If nC₃ = nC₂, then the value of nC₄ is _______.

The value of n, when nP₂ = 20 is _______.

The number of ways selecting 4 players out of 5 is _______.

If nP_r = 720 (nC_r), then r is equal to ______.

The possible out comes when a coin is tossed five times _________.

Expand the following by using binomial theorem.\(\left( x+\frac { 1 }{ y } \right) ^{ 7 }\)

Expand the following by using binomial theorem.\({ \left( x+\frac { 1 }{ { x }^{ 2 } } \right) }^{ 6 }\)

Evaluate the following using binomial theorem: (101)⁴

ResoIve into partial fractions :\(\frac { 12x-17 }{ (x-2)(x-1) } \)

In a railway compartment, 6 seats are vacant on a bench. In how many ways can 3 passengers sit on them?

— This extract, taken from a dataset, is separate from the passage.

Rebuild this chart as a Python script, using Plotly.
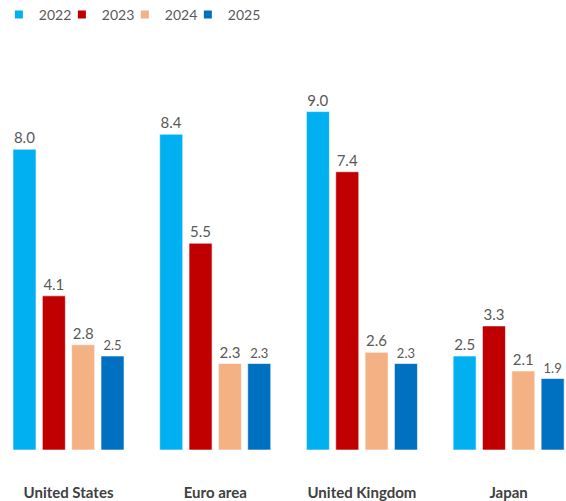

Evaluate\(\frac { 1 }{ 5! } +\frac { 1 }{ 6! } +\frac { 1 }{ 7! } \)

Find the 5^th term in the expansion of (x - 2y)^13.

Resolve into partial fractions for the following : \(\frac{2 x^2-5 x-7}{(x-2)^3}\)

Resolve into partial fractions for the following : \(\frac{x^2-3}{(x+2)\left(x^2+1\right)}\)

There are 6 gentlemen and 4 ladies to line at a round table. In how many ways can they seat themselves so that no two ladies together?

In how many ways can n prizes be given to n boys, when a boy may receive any number of prizes?

In how many ways can 12 things be equally divided among 4 persons?

Prove that the term independent of x in the expansion of \({ \left( x+\frac { 1 }{ x } \right) }^{ 2n }is\quad \frac { 1.3.5.....,(2n-1){ 2 }^{ n } }{ n! } \)

If nP₄= 12(nP₂) find n.

If m parallel lines in a plane are intersected by a family of n parallel lines. Find the number of parallelogram formed?